The U.S. Food and Drug Administration has accepted for review the supplemental New Drug Application for Keryx Biopharmaceuticals Inc.’s Auryxia (ferric citrate) tablets. The Prescription Drug User Fee Act target action date for completion of the FDA’s review is Nov. 6, 2017.

Auryxia is currently approved for use in the U.S. for the control of serum phosphorus levels in patients with end-stage renal disease requiring dialysis. Keryx, with this sNDA submission, is seeking to expand the indication for Auryxia to include the treatment of iron deficiency anemia (IDA) in patients with non-dialysis dependent chronic kidney disease (NDD-CKD).

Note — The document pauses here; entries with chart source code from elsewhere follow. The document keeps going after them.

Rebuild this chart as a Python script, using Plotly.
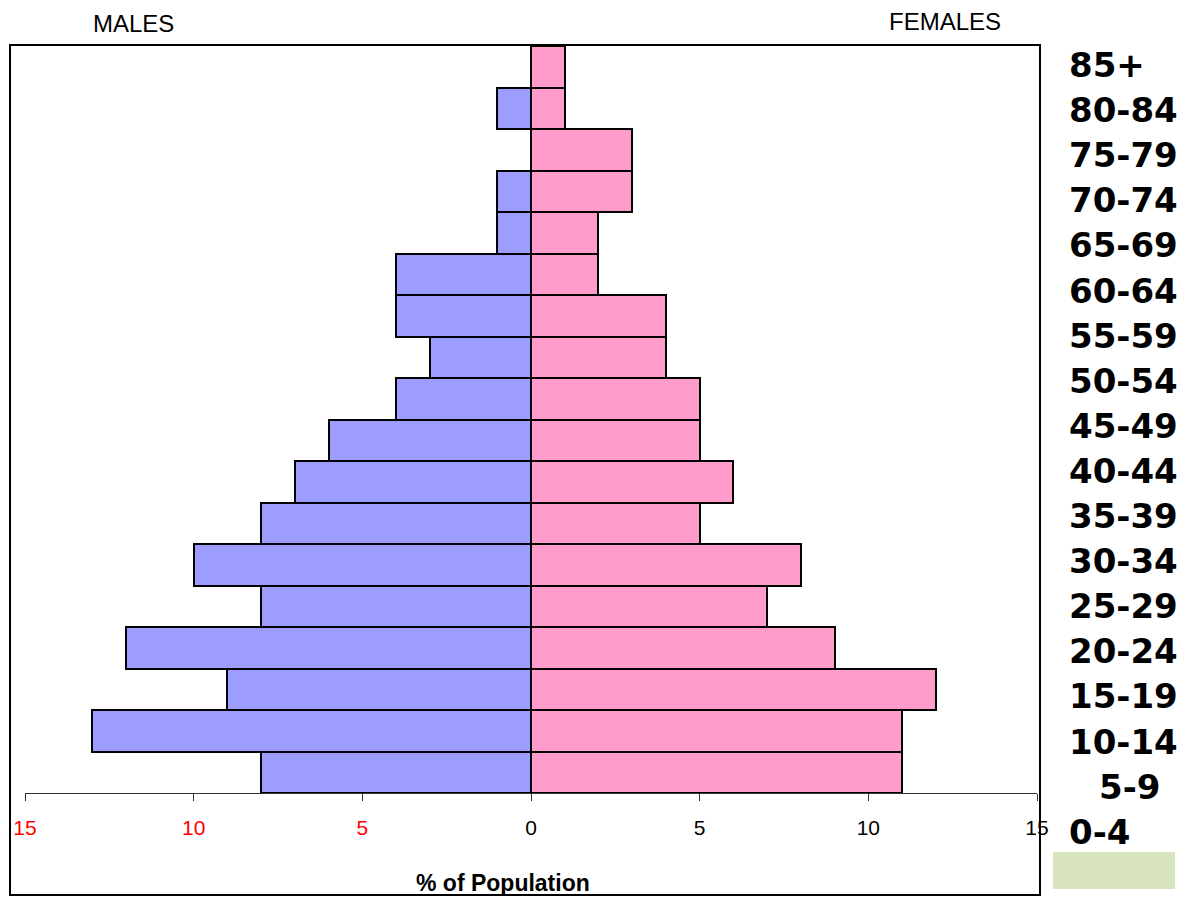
import plotly.graph_objects as go

# ---------------- data ----------------
age_groups = ["0-4", "5-9", "10-14", "15-19", "20-24", "25-29", "30-34", "35-39",
              "40-44", "45-49", "50-54", "55-59", "60-64", "65-69", "70-74",
              "75-79", "80-84", "85+"]
males_pct = [8, 13, 9, 12, 8, 10, 8, 7, 6, 4, 3, 4, 4, 1, 1, 0, 1, 0]
females_pct = [11, 11, 12, 9, 7, 8, 5, 6, 5, 5, 4, 4, 2, 2, 3, 3, 1, 1]
tick_values = [-15, -10, -5, 0, 5, 10, 15]
tick_labels = ["15", "10", "5", "0", "5", "10", "15"]

# ---------------- layout constants ----------------
OFF = 8  # page body margin in the browser
W, H = 1187 - OFF, 897 - OFF
PL, PR, PT, PB = 25 - OFF, 1037 - OFF, 46 - OFF, 793 - OFF  # plot area in figure pixels


def px_x(p):
    """reference-page pixel x -> paper coordinate"""
    return (p - OFF - PL) / (PR - PL)


def px_y(p):
    """reference-page pixel y -> paper coordinate"""
    return (PB - (p - OFF)) / (PB - PT)


fig = go.Figure()
fig.add_trace(go.Bar(
    y=age_groups, x=[-v for v in males_pct], orientation="h", name="Males",
    marker=dict(color="#9d9dff", line=dict(color="black", width=2)),
))
fig.add_trace(go.Bar(
    y=age_groups, x=females_pct, orientation="h", name="Females",
    marker=dict(color="#ff9ccc", line=dict(color="black", width=2)),
))

ticktext = [f'<span style="color:#ff0000">{t}</span>' if v < 0 else t
            for v, t in zip(tick_values, tick_labels)]

fig.update_layout(
    width=W, height=H, autosize=False,
    margin=dict(l=PL, r=W - PR, t=PT, b=H - PB, pad=0),
    paper_bgcolor="white", plot_bgcolor="white",
    barmode="relative", bargap=0, showlegend=False,
    xaxis=dict(range=[-15, 15], tickvals=tick_values, ticktext=ticktext,
               showgrid=False, zeroline=False, showline=True, automargin=False,
               linecolor="#333333", linewidth=1, ticks="outside", ticklen=7,
               tickcolor="#333333", ticklabelstandoff=9,
               tickfont=dict(family="Liberation Sans Narrow, Liberation Sans, Arial",
                             size=21, color="black")),
    yaxis=dict(range=[-0.5, 17.5], showticklabels=False, showgrid=False,
               zeroline=False, showline=False, ticks="", automargin=False),
)

# frame around the chart
fig.add_shape(type="rect", xref="paper", yref="paper",
              x0=px_x(10), x1=px_x(1040), y0=px_y(895), y1=px_y(45),
              line=dict(color="black", width=2), fillcolor="rgba(0,0,0,0)")
# green box bottom right
fig.add_shape(type="rect", xref="paper", yref="paper",
              x0=px_x(1053), x1=px_x(1175), y0=px_y(889), y1=px_y(852),
              line=dict(width=0), fillcolor="#d7e4bd", layer="below")

# header texts
fig.add_annotation(text="MALES", xref="paper", yref="paper", x=px_x(133), y=px_y(23),
                   showarrow=False, xanchor="center", yanchor="middle",
                   font=dict(family="Liberation Sans Narrow, Liberation Sans, Arial",
                             size=24, color="black"))
fig.add_annotation(text="FEMALES", xref="paper", yref="paper", x=px_x(945), y=px_y(21),
                   showarrow=False, xanchor="center", yanchor="middle",
                   font=dict(family="Liberation Sans Narrow, Liberation Sans, Arial",
                             size=24, color="black"))
fig.add_annotation(text="<b>% of Population</b>", xref="paper", yref="paper",
                   x=px_x(503), y=px_y(883), showarrow=False,
                   xanchor="center", yanchor="middle",
                   font=dict(family="Liberation Sans, Arial", size=23, color="black"))

# age group labels on the right
n = len(age_groups)
for i, label in enumerate(age_groups):
    k = n - 1 - i  # 0 for top label
    py = 65 + 45.1 * k
    xstart = 1097 if label == "5-9" else 1067
    fig.add_annotation(text=f"<b>{label}</b>", xref="paper", yref="paper",
                       x=px_x(xstart), y=px_y(py), showarrow=False,
                       xanchor="left", yanchor="middle",
                       font=dict(family="DejaVu Sans", size=34, color="black"))

fig.write_html("out.html")
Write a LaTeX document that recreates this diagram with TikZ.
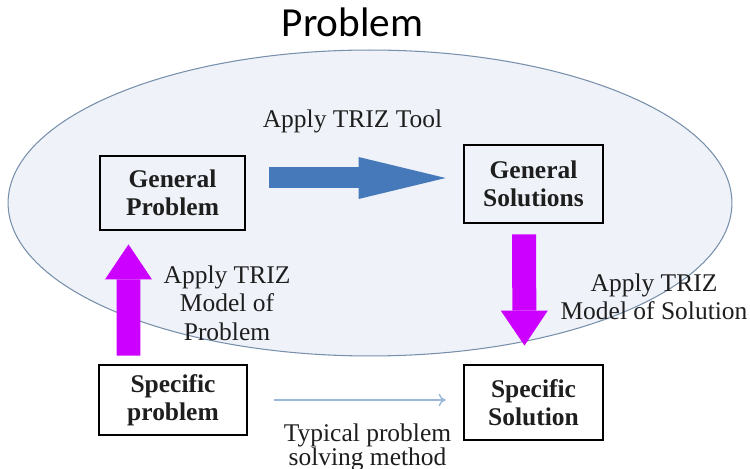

“Iron deficiency anemia is a common complication in people with non-dialysis dependent chronic kidney disease, yet currently there are no FDA-approved oral medicines to treat this debilitating disease,” said John Neylan, MD, senior vice president and chief medical officer of Keryx Biopharmaceuticals. “Acceptance of the sNDA filing not only brings us one step closer to providing this medicine to patients in need; it is an important milestone for the company and our efforts to leverage ferric citrate’s mechanism of action.”

The sNDA was based on data from a 24-week placebo controlled Phase 3 trial in 234 adults with stage 3-5 NDD-CKD. Patients enrolled in the trial had hemoglobin levels between 9.0 g/dL and 11.5 g/dL and were intolerant to or had an inadequate response to prior treatment with oral iron supplements.

The starting dose in the study was three tablets per day taken with meals. During the study, patients were not allowed to receive any IV or oral iron, or ESAs.

In the study, treatment with Auryxia demonstrated significant increases in hemoglobin levels of >1 g/dL at any point during the 16-week efficacy period for the majority of patients (52.1 percent; n=61/117), a clinically meaningful result. In the trial, ferric citrate was generally well tolerated and adverse events were consistent with its known safety profile, with diarrhea reported as the most common adverse event.